Pertinente la escenografía de Julia Jansen (responsable también del excelente vestuario), que se suma a la opción de Mariame Clément, en el sentido de jugar la acción como teatro dentro del teatro, con un gran fondo que reproduce el Municipal mismo y que ubica el desarrollo de la trama en una suerte de sala de variedades / cabaret. Es ahí donde "actúan" los animales -la humanidad descrita- proyectando sus características a la sociedad burguesa. Solo para la escena final, con la muerte de Lulú, el espacio se abre, quedando los actores en una zona despojada que grafica bien el vacío existencial.
En lo musical, esta "Lulú", con la dirección orquestal de Pedro Pablo Prudencio, resultó convincente, si bien la riqueza de difumados que la partitura incorpora es todavía una tarea pendiente, lo mismo que el vuelo lírico con el que Berg quiso contrastar su experimento dodecafonista. El conjunto fue bien preparado para enfrentar la complejidad orquestal y dio cuenta de la amargura y del desvarío alucinado de la música a través de una entrega segura donde destacó el trabajo de los instrumentos de percusión, lo mismo que las novedades que aportan los vientos. Bien lograda la asociación del vibráfono al personaje de Lulú, como también los clusters de piano, al del Atleta. Esto último es muy importante porque en "Lulú" se da un sistema intrincado de "temas" o "motivos" recurrentes, de modo que dichos "temas", pero también los timbres instrumentales e incluso los ritmos, están unidos a los personajes y a algunas ideas del propio texto.
Puede resultar curioso al escuchar esta obra, pero Berg, en su partitura, identifica en ella arias, cavatinas, dúos, sextetos y otros, como si verdad estuviera haciendo una ópera con los "números" propios de una obra del siglo XIX. El asunto es que, al mismo tiempo, engarza con eso, como sucede en cada acto, una gran forma, de manera que las "partes" resultan dispersas en otros océanos auditivos. Ese doble y agobiante contenido es difícil de marcar y de exponer. Un momento particularmente bien resuelto fue el interludio orquestal llamado "Música de cine", que se ubica entre las dos escenas del segundo acto y que tradicionalmente ha servido para acompañar la proyección de un filme mudo que presagia el sino de la protagonista. En esta puesta esa película no existió.

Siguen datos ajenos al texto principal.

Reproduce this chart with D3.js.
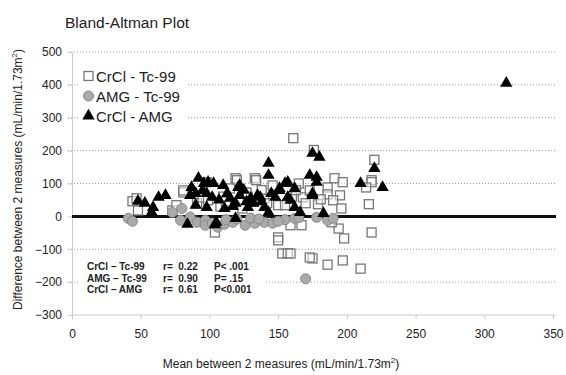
<!DOCTYPE html>
<html>
<head>
<meta charset="utf-8">
<script src="https://cdn.jsdelivr.net/npm/d3@7/dist/d3.min.js"></script>
<style>
  html, body { margin: 0; padding: 0; background: #fff; }
  svg { display: block; font-family: Arial, "Liberation Sans", sans-serif; }
</style>
</head>
<body>
<div id="chart"></div>
<script>
// [mean, difference] pairs
const crclTc99 = [
  [44, 46], [47, 55], [48, 18], [73, 18], [76, 34], [81, 73], [81, 79], [91, 40],
  [95, 58], [99, 49], [98, 104], [104, -49], [119, 116], [120, 110], [127, 73],
  [133, 116], [134, 110], [146, 94], [150, 34], [155, 34], [124, 24], [150, -64],
  [150, -73], [153, -113], [157, -112], [159, -113], [159, -27], [167, -27],
  [161, 238], [176, 202], [220, 172], [218, 110], [218, 104], [214, 88], [216, 37],
  [218, -49], [210, -159], [197, -134], [186, -147], [175, -128], [173, -125],
  [198, -67], [194, -37], [189, -18], [191, 116], [197, 104], [186, 88], [186, 67],
  [195, 64], [190, 49], [196, 24], [179, 37], [168, 58], [173, 79], [140, 55],
  [110, 60], [130, 45], [165, 100], [108, 30], [115, 85], [138, 80],
  [112, 45], [128, 60], [142, 40], [160, 60], [163, 80], [170, 40], [181, 52]
]
const amgTc99 = [
  [41, -6], [44, -15], [73, 12], [80, 24], [79, -12], [86, -2], [91, -18], [97, -12],
  [97, -27], [102, -21], [106, -33], [111, -24], [117, -18], [126, -27], [133, -21],
  [140, -18], [146, -21], [162, -6], [178, -3], [186, -12], [190, -6], [170, -190],
  [120, -8], [155, -10], [130, -5], [112, -10], [136, -8], [150, -15], [165, -4]
]
const crclAmg = [
  [48, 46], [53, 40], [59, 27], [58, 12], [63, 58], [68, 64], [84, -24], [86, 64],
  [87, 88], [90, 70], [90, 34], [92, 116], [95, 79], [96, 100], [99, 104], [102, 58],
  [98, 70], [98, 27], [103, 100], [110, 94], [113, 70], [119, 40], [121, 88],
  [122, 64], [122, 94], [128, 27], [132, 40], [135, 64], [137, 58], [140, 27],
  [143, 162], [143, 125], [143, 12], [148, 58], [151, 79], [151, 85], [155, 100],
  [157, 58], [157, 104], [159, 49], [162, 85], [162, 27], [166, 12], [173, 125],
  [175, 70], [175, 64], [175, 192], [178, 119], [178, 104], [180, 180], [183, 9],
  [210, 100], [220, 146], [226, 88], [316, 405], [105, -18], [119, -6], [111, 24],
  [104, -25], [107, 50], [115, 55], [125, 80], [130, 55], [138, 45], [145, 70],
  [117, 30], [127, 45]
]
const legendLabels = ['CrCl - Tc-99', 'AMG - Tc-99', 'CrCl - AMG']
const statRows = [
  ['CrCl \u2013 Tc-99', 'r=  0.22', 'P< .001'],
  ['AMG \u2013 Tc-99', 'r=  0.90', 'P= .15'],
  ['CrCl \u2013 AMG', 'r=  0.61', 'P<0.001']
]
const xTicks = [0, 50, 100, 150, 200, 250, 300, 350]
const yTicks = [-300, -200, -100, 0, 100, 200, 300, 400, 500]

const width = 566
const height = 375
const margin = { top: 52, right: 10, bottom: 60, left: 72 }

const svg = d3.select('#chart')
  .append('svg')
  .attr('width', width)
  .attr('height', height)

const x = d3.scaleLinear().domain([0, 350]).range([margin.left, 553])
const y = d3.scaleLinear().domain([-300, 500]).range([315, margin.top])

// title
svg.append('text')
  .attr('x', 65)
  .attr('y', 28)
  .attr('font-size', 15.5)
  .attr('fill', '#222')
  .text('Bland-Altman Plot')

// gridlines
svg.append('g')
  .selectAll('line')
  .data(yTicks.filter((d) => d !== -300 && d !== 0))
  .join('line')
  .attr('x1', x(0) - 4)
  .attr('x2', 556)
  .attr('y1', (d) => y(d))
  .attr('y2', (d) => y(d))
  .attr('stroke', '#999')
  .attr('stroke-width', 1)
  .attr('stroke-dasharray', '1,2')

// y axis
const yAxis = svg.append('g')
  .attr('transform', `translate(${x(0)},0)`)
  .call(d3.axisLeft(y).tickValues(yTicks).tickSize(4).tickPadding(6))
yAxis.select('.domain').attr('stroke', '#ccc')
yAxis.selectAll('.tick line').attr('stroke', '#ccc')
yAxis.selectAll('.tick text')
  .attr('font-size', 12)
  .attr('font-family', 'Arial, "Liberation Sans", sans-serif')
  .attr('fill', '#222')

// x axis
const xAxis = svg.append('g')
  .attr('transform', `translate(0,${y(-300)})`)
  .call(d3.axisBottom(x).tickValues(xTicks).tickSize(4).tickPadding(10).tickSizeOuter(0))
xAxis.select('.domain').attr('stroke', '#ccc').attr('d', `M${x(0)},0H556`)
xAxis.selectAll('.tick line').attr('stroke', '#ccc')
xAxis.selectAll('.tick text')
  .attr('font-size', 12)
  .attr('font-family', 'Arial, "Liberation Sans", sans-serif')
  .attr('fill', '#222')

// zero line
svg.append('line')
  .attr('x1', x(0))
  .attr('x2', 556)
  .attr('y1', y(0))
  .attr('y2', y(0))
  .attr('stroke', '#111')
  .attr('stroke-width', 3)

// axis titles
const yTitle = svg.append('text')
  .attr('transform', `translate(22,${(y(-300) + 40) / 2 + 2}) rotate(-90)`)
  .attr('text-anchor', 'middle')
  .attr('font-size', 12)
  .attr('fill', '#222')
yTitle.append('tspan').text('Difference between 2 measures (mL/min/1.73m')
yTitle.append('tspan').attr('dy', -5).attr('font-size', 8).text('2')
yTitle.append('tspan').attr('dy', 5).text(')')

const xTitle = svg.append('text')
  .attr('x', 281)
  .attr('y', 368)
  .attr('text-anchor', 'middle')
  .attr('font-size', 12)
  .attr('fill', '#222')
xTitle.append('tspan').text('Mean between 2 measures (mL/min/1.73m')
xTitle.append('tspan').attr('dy', -5).attr('font-size', 8).text('2')
xTitle.append('tspan').attr('dy', 5).text(')')

// markers
const marks = svg.append('g')
marks.selectAll('rect.sq')
  .data(crclTc99)
  .join('rect')
  .attr('class', 'sq')
  .attr('x', (d) => x(d[0]) - 4.5)
  .attr('y', (d) => y(d[1]) - 4.5)
  .attr('width', 9)
  .attr('height', 9)
  .attr('fill', '#fff')
  .attr('fill-opacity', 0.5)
  .attr('stroke', '#777')
  .attr('stroke-width', 1.3)

marks.selectAll('circle.ci')
  .data(amgTc99)
  .join('circle')
  .attr('class', 'ci')
  .attr('cx', (d) => x(d[0]))
  .attr('cy', (d) => y(d[1]))
  .attr('r', 5)
  .attr('fill', '#aaa')
  .attr('stroke', '#888')
  .attr('stroke-width', 1)

const tri = d3.symbol().type(d3.symbolTriangle).size(66)
marks.selectAll('path.tr')
  .data(crclAmg)
  .join('path')
  .attr('class', 'tr')
  .attr('transform', (d) => `translate(${x(d[0])},${y(d[1])})`)
  .attr('d', tri)
  .attr('fill', '#000')

// legend
const legend = svg.append('g')
legend.append('rect')
  .attr('x', 78)
  .attr('y', 64)
  .attr('width', 108)
  .attr('height', 60)
  .attr('fill', '#fff')
legendLabels.forEach((label, i) => {
  const cy = 76 + i * 20
  if (i === 0) {
    legend.append('rect')
      .attr('x', 84).attr('y', cy - 4.5).attr('width', 9).attr('height', 9)
      .attr('fill', '#fff').attr('stroke', '#777').attr('stroke-width', 1.3)
  } else if (i === 1) {
    legend.append('circle')
      .attr('cx', 88.5).attr('cy', cy).attr('r', 5)
      .attr('fill', '#aaa').attr('stroke', '#888')
  } else {
    legend.append('path')
      .attr('transform', `translate(88.5,${cy})`)
      .attr('d', tri)
      .attr('fill', '#000')
  }
  legend.append('text')
    .attr('x', 96)
    .attr('y', cy + 5.5)
    .attr('font-size', 15)
    .attr('fill', '#222')
    .text(label)
})

// stats box
const stats = svg.append('g')
stats.append('rect')
  .attr('x', 78)
  .attr('y', 256)
  .attr('width', 186)
  .attr('height', 42)
  .attr('fill', '#fff')
const statCols = [87, 163, 214]
statRows.forEach((row, i) => {
  row.forEach((cell, j) => {
    stats.append('text')
      .attr('x', statCols[j])
      .attr('y', 270 + i * 11.5)
      .attr('font-size', 10)
      .attr('font-weight', 'bold')
      .attr('fill', '#222')
      .attr('xml:space', 'preserve')
      .style('white-space', 'pre')
      .text(cell)
  })
})
</script>
</body>
</html>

Lauren Snouffer tiene la voz ligera y los sobreagudos requeridos por esta partitura imposible y luce espléndida, pero su Lulú es superficial, sin la intensidad ni la progresión trágica necesarias. Benjamin Bruns (Alwa) no es un tenor heroico, pero canta bien y supo comunicar mejor su parte, lo mismo que el bajo Jens Larsen, muy aplaudido como Schigolch. El barítono Stefan Heidemann fue un correcto Dr. Schön y también Jack El Destripador, cumpliendo sin más. Michaella Selinger no es en absoluto la mezzosoprano dramática que necesita la Condesa Geschwitz, aunque logró conmover en el minuto final. El elenco lo completaron Hernán Iturralde (muy bien como el Domador de animales y el Atleta), Rebecca Jo Loeb (Camarinera, Estudiante, Criado), Robin Yujoong Kim (insuficiente como El Pintor, mejor como Negro), Arturo Espinosa (Profesor), Gonzalo Araya, Carolina Grammelstorff, Evelyn Ramírez, Francisco Salgado, Jaime Mondaca, Cecilia Barrientos y Javier Weibel.